[YOUR INSTRUCTIONS] Output the first line of the listing and each line after it, up to and including the line that contains "return 1 - (py - PT) / (PB - PT)", exactly as written, minus the pictures.
======
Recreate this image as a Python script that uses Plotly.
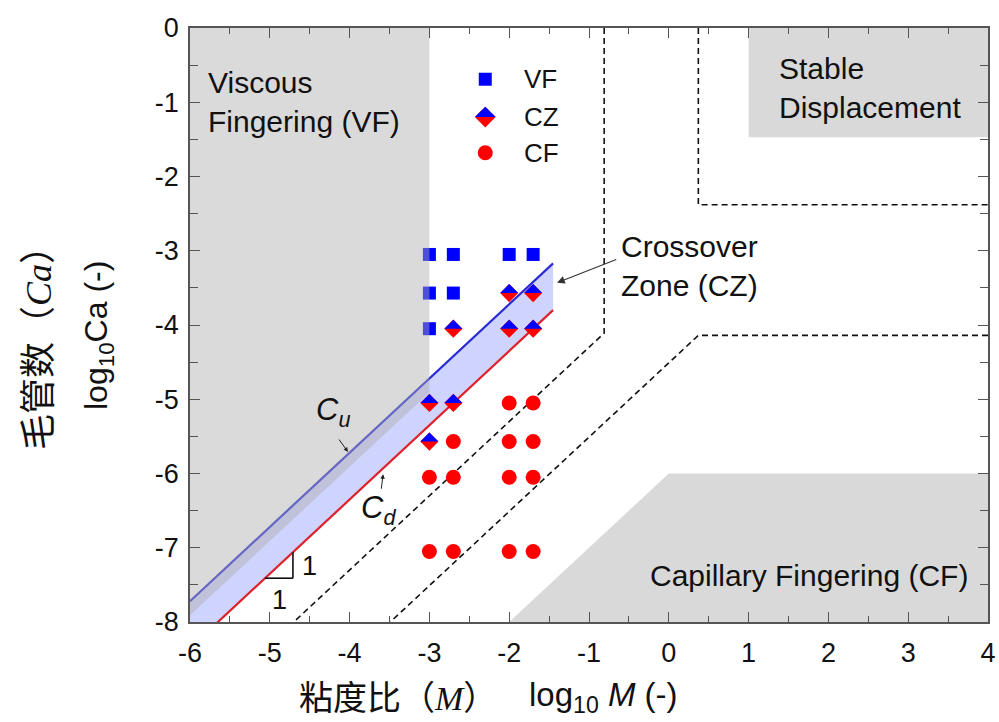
import plotly.graph_objects as go

# ---------------- data ----------------
x_ticks = [-6, -5, -4, -3, -2, -1, 0, 1, 2, 3, 4]
x_ticklabels = ["-6", "-5", "-4", "-3", "-2", "-1", "0", "1", "2", "3", "4"]
y_ticks = [0, -1, -2, -3, -4, -5, -6, -7, -8]
y_ticklabels = ["0", "-1", "-2", "-3", "-4", "-5", "-6", "-7", "-8"]

vf_x = [-3, -2.7, -2, -1.7, -3, -2.7, -3]
vf_y = [-3.05, -3.05, -3.05, -3.05, -3.57, -3.57, -4.05]
cz_x = [-2, -1.7, -2.7, -2, -1.7, -3, -2.7, -3]
cz_y = [-3.57, -3.57, -4.05, -4.05, -4.05, -5.05, -5.05, -5.57]
cf_x = [-2, -1.7, -2.7, -2, -1.7, -3, -2.7, -2, -1.7, -3, -2.7, -2, -1.7]
cf_y = [-5.05, -5.05, -5.57, -5.57, -5.57, -6.05, -6.05, -6.05, -6.05,
        -7.05, -7.05, -7.05, -7.05]

# slope-1 boundary lines  log10Ca = log10M + c
cu_intercept = -1.72
cd_intercept = -2.35
band_x = [-6, -1.45]

# regime regions
vf_region_x = [-6, -3, -3, -6]
vf_region_y = [0, 0, -4.91, -7.91]
stable_region_x = [1, 4, 4, 1]
stable_region_y = [0, 0, -1.47, -1.47]
cf_region_x = [-2, 0, 4, 4]
cf_region_y = [-8, -6, -6, -8]

# dashed boundaries
dash1_x = [-0.81, -0.81, -4.70]
dash1_y = [0, -4.11, -8]
dash2_x = [0.37, 0.37, 4]
dash2_y = [0, -2.38, -2.38]
dash3_x = [4, 0.37, -3.49]
dash3_y = [-4.14, -4.14, -8]

legend_labels = ["VF", "CZ", "CF"]
legend_y = [-0.69, -1.20, -1.68]
legend_x = -2.30
legend_text_x = -1.84

# ---------------- layout geometry ----------------
W, H = 999, 722
PL, PR, PT, PB = 190, 988, 28, 622        # plot area in page pixels
ML, MT = PL, PT
MR = W - PR
MB = H - PB
XR = [-6, 4]
YR = [-8, 0]
px_x = (PR - PL) / (XR[1] - XR[0])
px_y = (PB - PT) / (YR[1] - YR[0])


def paper_x(px):
    return (px - PL) / (PR - PL)


def paper_y(py):
    return 1 - (py - PT) / (PB - PT)


GRAY = "#d9d9d9"
BLUE_LINE = "#2b2bd6"
RED_LINE = "#e0202a"
FONT = "Liberation Sans, Arial, sans-serif"
CJK = "Noto Sans CJK SC"
MATH = "Liberation Serif"

fig = go.Figure()

# opaque gray regions
for rx, ry in [(stable_region_x, stable_region_y), (cf_region_x, cf_region_y)]:
    fig.add_trace(go.Scatter(x=rx + [rx[0]], y=ry + [ry[0]], mode="lines",
                             fill="toself", fillcolor=GRAY, line=dict(width=0),
                             hoverinfo="skip", showlegend=False))

# crossover band
cu = [x + cu_intercept for x in band_x]
cd = [x + cd_intercept for x in band_x]
fig.add_trace(go.Scatter(x=[band_x[0], band_x[1], band_x[1], band_x[0], band_x[0]],
                         y=[cu[0], cu[1], cd[1], cd[0], cu[0]],
                         mode="lines", fill="toself",
                         fillcolor="rgba(30,60,250,0.22)", line=dict(width=0),
                         hoverinfo="skip", showlegend=False))
fig.add_trace(go.Scatter(x=band_x, y=cu, mode="lines",
                         line=dict(color=BLUE_LINE, width=2.2), showlegend=False))
fig.add_trace(go.Scatter(x=band_x, y=cd, mode="lines",
                         line=dict(color=RED_LINE, width=2.2), showlegend=False))

# dashed boundaries
for dx_, dy_ in [(dash1_x, dash1_y), (dash2_x, dash2_y), (dash3_x, dash3_y)]:
    fig.add_trace(go.Scatter(x=dx_, y=dy_, mode="lines",
                             line=dict(color="#111111", width=1.6, dash="6px,4px"),
                             showlegend=False))

# data markers
fig.add_trace(go.Scatter(x=vf_x, y=vf_y, mode="markers",
                         marker=dict(symbol="square", size=13, color="#0000ff"),
                         showlegend=False))
fig.add_trace(go.Scatter(x=cf_x, y=cf_y, mode="markers",
                         marker=dict(symbol="circle", size=15, color="#ff0000"),
                         showlegend=False))


def half_diamonds(xs, ys, half_px):
    """upper halves of diamonds (blue) in data units"""
    hx, hy = half_px / px_x, half_px / px_y
    px, py = [], []
    for x, y in zip(xs, ys):
        px += [x - hx, x, x + hx, x - hx, None]
        py += [y, y + hy, y, y, None]
    return px, py


fig.add_trace(go.Scatter(x=cz_x, y=cz_y, mode="markers",
                         marker=dict(symbol="diamond", size=14, color="#ff0000"),
                         showlegend=False))
hdx, hdy = half_diamonds(cz_x, cz_y, 9)
fig.add_trace(go.Scatter(x=hdx, y=hdy, mode="lines", fill="toself",
                         fillcolor="#0000ff", line=dict(width=0),
                         hoverinfo="skip", showlegend=False))

# legend (drawn manually)
fig.add_trace(go.Scatter(x=[legend_x], y=[legend_y[0]], mode="markers",
                         marker=dict(symbol="square", size=13, color="#0000ff"),
                         showlegend=False))
fig.add_trace(go.Scatter(x=[legend_x], y=[legend_y[1]], mode="markers",
                         marker=dict(symbol="diamond", size=16, color="#ff0000"),
                         showlegend=False))
lhx, lhy = half_diamonds([legend_x], [legend_y[1]], 10.4)
fig.add_trace(go.Scatter(x=lhx, y=lhy, mode="lines", fill="toself",
                         fillcolor="#0000ff", line=dict(width=0),
                         hoverinfo="skip", showlegend=False))
fig.add_trace(go.Scatter(x=[legend_x], y=[legend_y[2]], mode="markers",
                         marker=dict(symbol="circle", size=15, color="#ff0000"),
                         showlegend=False))

# semi-transparent viscous-fingering region on top
fig.add_trace(go.Scatter(x=vf_region_x + [vf_region_x[0]], y=vf_region_y + [vf_region_y[0]],
                         mode="lines", fill="toself",
                         fillcolor="rgba(172,172,172,0.45)", line=dict(width=0),
                         hoverinfo="skip", showlegend=False))

ann = []
for lab, ly in zip(legend_labels, legend_y):
    ann.append(dict(x=legend_text_x, y=ly, text=lab, showarrow=False, xanchor="left",
                    yanchor="middle", font=dict(size=26, family=FONT, color="#111")))

txt_font = dict(size=30, family=FONT, color="#111")
ann += [
    dict(x=-5.80, y=-1.00, text="Viscous<br>Fingering (VF)", showarrow=False,
         xanchor="left", yanchor="middle", align="left", font=txt_font),
    dict(x=1.35, y=-0.81, text="Stable<br>Displacement", showarrow=False,
         xanchor="left", yanchor="middle", align="left", font=txt_font),
    dict(x=-0.63, y=-3.20, text="Crossover<br>Zone (CZ)", showarrow=False,
         xanchor="left", yanchor="middle", align="left", font=txt_font),
    dict(x=3.77, y=-7.37, text="Capillary Fingering (CF)", showarrow=False,
         xanchor="right", yanchor="middle", font=txt_font),
    # Crossover arrow
    dict(x=-1.40, y=-3.43, ax=-0.64, ay=-3.11, axref="x", ayref="y", xref="x", yref="y",
         text="", showarrow=True, arrowhead=2, arrowsize=1.4, arrowwidth=1.1,
         arrowcolor="#333"),
    # Cu, Cd labels
    dict(x=-4.21, y=-5.17, text="<i>C<sub>u</sub></i>", showarrow=False,
         font=dict(size=31, family=FONT, color="#111")),
    dict(x=-3.64, y=-6.49, text="<i>C<sub>d</sub></i>", showarrow=False,
         font=dict(size=31, family=FONT, color="#111")),
    dict(x=-4.02, y=-4.02 + cu_intercept + 0.03, ax=-10, ay=-14, text="", showarrow=True,
         arrowhead=2, arrowsize=0.9, arrowwidth=1, arrowcolor="#222"),
    dict(x=-3.58, y=-3.58 + cd_intercept - 0.08, ax=-2, ay=16, text="", showarrow=True,
         arrowhead=2, arrowsize=0.9, arrowwidth=1, arrowcolor="#222"),
    # slope labels
    dict(x=-4.50, y=-7.25, text="1", showarrow=False,
         font=dict(size=27, family=FONT, color="#111")),
    dict(x=-4.88, y=-7.70, text="1", showarrow=False,
         font=dict(size=27, family=FONT, color="#111")),
    # axis titles
    dict(xref="paper", yref="paper", x=paper_x(35), y=paper_y(339),
         xanchor="center", yanchor="middle", textangle=-90, showarrow=False,
         text=f"毛管数（<span style=\"font-family:{MATH}\"><i>Ca</i></span>）",
         font=dict(size=36, family=CJK, color="#111")),
    dict(xref="paper", yref="paper", x=paper_x(98), y=paper_y(336),
         xanchor="center", yanchor="middle", textangle=-90, showarrow=False,
         text="log<sub>10</sub>Ca (-)",
         font=dict(size=32, family=FONT, color="#111")),
    dict(xref="paper", yref="paper", x=paper_x(499), y=paper_y(695),
         xanchor="right", yanchor="middle", showarrow=False,
         text=f"粘度比（<span style=\"font-family:{MATH}\"><i>M</i></span>）",
         font=dict(size=34, family=CJK, color="#111")),
    dict(xref="paper", yref="paper", x=paper_x(527), y=paper_y(697),
         xanchor="left", yanchor="middle", showarrow=False,
         text="log<sub>10</sub> <i>M</i> (-)",
         font=dict(size=33, family=FONT, color="#111")),
]

# slope triangle under the Cd line
tri_x0, tri_x1 = -5.06, -4.71
shapes = [
    dict(type="line", x0=tri_x0, y0=tri_x0 + cd_intercept, x1=tri_x1, y1=tri_x0 + cd_intercept,
         line=dict(color="#111", width=1.6)),
    dict(type="line", x0=tri_x1, y0=tri_x0 + cd_intercept, x1=tri_x1, y1=tri_x1 + cd_intercept,
         line=dict(color="#111", width=1.6)),
]

axis_common = dict(showgrid=False, zeroline=False, ticks="inside", ticklen=10,
                   tickwidth=1.3, tickcolor="#555", showline=True, linecolor="#555",
                   linewidth=1.5, mirror="ticks", automargin=False,
                   ticklabeloverflow="allow",
                   tickfont=dict(size=27, family=FONT, color="#111"))

fig.update_layout(
    width=W, height=H,
    margin=dict(l=ML, r=MR, t=MT, b=MB, pad=0),
    plot_bgcolor="white", paper_bgcolor="white",
    xaxis=dict(range=XR, tickvals=x_ticks, ticktext=x_ticklabels,
               minor=dict(ticks="inside", ticklen=6, dtick=0.5, tickcolor="#555"),
               ticklabelstandoff=6, **axis_common),
    yaxis=dict(range=YR, tickvals=y_ticks, ticktext=y_ticklabels,
               minor=dict(ticks="inside", ticklen=8, dtick=0.5, tickcolor="#555"),
               ticklabelstandoff=4, **axis_common),
    annotations=ann, shapes=shapes, showlegend=False,
)

# remove the browser's default 8px body margin so the figure sits at (0, 0)
fig.write_html("out.html",
               config={"displayModeBar": False},
               post_script="document.body.style.margin='0px';"
                           "document.body.style.overflow='hidden';")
======
[THE SOLUTION]
Recreate this image as a Python script that uses Plotly.
import plotly.graph_objects as go

# ---------------- data ----------------
x_ticks = [-6, -5, -4, -3, -2, -1, 0, 1, 2, 3, 4]
x_ticklabels = ["-6", "-5", "-4", "-3", "-2", "-1", "0", "1", "2", "3", "4"]
y_ticks = [0, -1, -2, -3, -4, -5, -6, -7, -8]
y_ticklabels = ["0", "-1", "-2", "-3", "-4", "-5", "-6", "-7", "-8"]

vf_x = [-3, -2.7, -2, -1.7, -3, -2.7, -3]
vf_y = [-3.05, -3.05, -3.05, -3.05, -3.57, -3.57, -4.05]
cz_x = [-2, -1.7, -2.7, -2, -1.7, -3, -2.7, -3]
cz_y = [-3.57, -3.57, -4.05, -4.05, -4.05, -5.05, -5.05, -5.57]
cf_x = [-2, -1.7, -2.7, -2, -1.7, -3, -2.7, -2, -1.7, -3, -2.7, -2, -1.7]
cf_y = [-5.05, -5.05, -5.57, -5.57, -5.57, -6.05, -6.05, -6.05, -6.05,
        -7.05, -7.05, -7.05, -7.05]

# slope-1 boundary lines  log10Ca = log10M + c
cu_intercept = -1.72
cd_intercept = -2.35
band_x = [-6, -1.45]

# regime regions
vf_region_x = [-6, -3, -3, -6]
vf_region_y = [0, 0, -4.91, -7.91]
stable_region_x = [1, 4, 4, 1]
stable_region_y = [0, 0, -1.47, -1.47]
cf_region_x = [-2, 0, 4, 4]
cf_region_y = [-8, -6, -6, -8]

# dashed boundaries
dash1_x = [-0.81, -0.81, -4.70]
dash1_y = [0, -4.11, -8]
dash2_x = [0.37, 0.37, 4]
dash2_y = [0, -2.38, -2.38]
dash3_x = [4, 0.37, -3.49]
dash3_y = [-4.14, -4.14, -8]

legend_labels = ["VF", "CZ", "CF"]
legend_y = [-0.69, -1.20, -1.68]
legend_x = -2.30
legend_text_x = -1.84

# ---------------- layout geometry ----------------
W, H = 999, 722
PL, PR, PT, PB = 190, 988, 28, 622        # plot area in page pixels
ML, MT = PL, PT
MR = W - PR
MB = H - PB
XR = [-6, 4]
YR = [-8, 0]
px_x = (PR - PL) / (XR[1] - XR[0])
px_y = (PB - PT) / (YR[1] - YR[0])


def paper_x(px):
    return (px - PL) / (PR - PL)


def paper_y(py):
    return 1 - (py - PT) / (PB - PT)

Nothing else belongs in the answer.